Donald Katz is an author and the founder & CEO of Audible.com. He is also a former Montclair Public Library board member.

Like others of my generation, I maintain warm, if sepia-tinged, memories of Saturdays at the public library of my 1950s and 1960s middle-class youth. I learned the vagaries of the Dewey Decimal System back then, just as I learned basic Spanish. Some years later, I was lucky enough to read and write, surrounded by piles of books and elevated by the power of intellectual history, in vaulted, cathedral-like public reading rooms in the British Museum and the Main Branch of the New York Public Library.

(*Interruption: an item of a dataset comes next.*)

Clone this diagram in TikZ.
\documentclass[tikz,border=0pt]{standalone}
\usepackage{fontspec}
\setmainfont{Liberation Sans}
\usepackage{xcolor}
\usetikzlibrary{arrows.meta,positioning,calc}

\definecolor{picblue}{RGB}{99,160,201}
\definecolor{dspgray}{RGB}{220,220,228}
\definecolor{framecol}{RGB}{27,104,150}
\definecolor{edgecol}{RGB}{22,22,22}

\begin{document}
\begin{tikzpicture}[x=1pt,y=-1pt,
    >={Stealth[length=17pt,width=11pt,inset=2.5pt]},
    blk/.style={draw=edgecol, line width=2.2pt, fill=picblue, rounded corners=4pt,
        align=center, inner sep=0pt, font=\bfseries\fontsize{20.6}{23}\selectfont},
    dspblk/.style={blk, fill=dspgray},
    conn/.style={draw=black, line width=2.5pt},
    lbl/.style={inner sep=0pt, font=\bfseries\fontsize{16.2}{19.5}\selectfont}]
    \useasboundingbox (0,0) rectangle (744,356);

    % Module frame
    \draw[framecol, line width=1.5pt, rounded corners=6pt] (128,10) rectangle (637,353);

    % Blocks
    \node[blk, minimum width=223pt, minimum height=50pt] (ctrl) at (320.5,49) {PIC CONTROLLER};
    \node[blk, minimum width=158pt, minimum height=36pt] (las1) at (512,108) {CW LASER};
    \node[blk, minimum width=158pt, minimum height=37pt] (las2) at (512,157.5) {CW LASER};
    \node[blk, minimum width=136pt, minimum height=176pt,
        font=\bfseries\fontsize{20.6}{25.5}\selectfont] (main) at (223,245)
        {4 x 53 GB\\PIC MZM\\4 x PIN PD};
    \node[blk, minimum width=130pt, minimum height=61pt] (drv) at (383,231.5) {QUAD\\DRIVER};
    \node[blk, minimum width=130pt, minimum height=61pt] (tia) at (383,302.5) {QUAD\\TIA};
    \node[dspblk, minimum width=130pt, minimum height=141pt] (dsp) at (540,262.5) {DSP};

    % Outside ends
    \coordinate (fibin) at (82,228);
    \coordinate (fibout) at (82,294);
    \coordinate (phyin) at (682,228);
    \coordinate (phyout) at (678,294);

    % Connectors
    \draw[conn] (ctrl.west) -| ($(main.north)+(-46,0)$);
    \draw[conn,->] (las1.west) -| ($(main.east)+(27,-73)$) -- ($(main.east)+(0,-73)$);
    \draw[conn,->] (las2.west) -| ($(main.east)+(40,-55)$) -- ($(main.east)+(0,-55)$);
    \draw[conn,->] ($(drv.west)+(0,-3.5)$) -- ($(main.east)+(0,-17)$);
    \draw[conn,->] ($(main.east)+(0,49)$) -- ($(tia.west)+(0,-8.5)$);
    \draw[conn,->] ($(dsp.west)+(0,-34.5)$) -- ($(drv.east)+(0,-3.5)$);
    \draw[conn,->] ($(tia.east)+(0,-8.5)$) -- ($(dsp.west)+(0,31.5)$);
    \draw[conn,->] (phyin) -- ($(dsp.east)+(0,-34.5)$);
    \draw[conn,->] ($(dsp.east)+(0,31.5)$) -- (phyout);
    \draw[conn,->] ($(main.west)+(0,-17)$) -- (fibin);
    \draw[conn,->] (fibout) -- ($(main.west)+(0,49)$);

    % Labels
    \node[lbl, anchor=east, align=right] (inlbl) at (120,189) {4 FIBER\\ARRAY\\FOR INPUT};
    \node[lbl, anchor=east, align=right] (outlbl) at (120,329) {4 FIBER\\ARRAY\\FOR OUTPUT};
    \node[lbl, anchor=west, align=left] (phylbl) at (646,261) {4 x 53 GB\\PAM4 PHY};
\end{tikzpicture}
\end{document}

But that was then and things have changed for public libraries across the nation. Many library systems have experienced annual double-digit year-over-year cuts to their public funding formulae – at a time when the Pew Foundation reports that only 19 percent of Americans under 30 regard the closing of their public library as something that would affect them. Most public libraries already apportion a single-digit percentage of their operating budgets to “materials” (books and databases) with the lion’s share of library budgets supporting staff that often includes highly skilled and mission-driven practitioners of the information sciences (though in 2012 Forbes deemed a master’s in library and information science as the number one worst for getting a job). And yet the reaction to this pressing sustainability and core mission challenge to the public library status quo is far too often to hunker down around the sustenance of “the catalog,” and to threaten to curtail circulation hours, as community officials scramble to prioritize schools and public safety support with limited local funds.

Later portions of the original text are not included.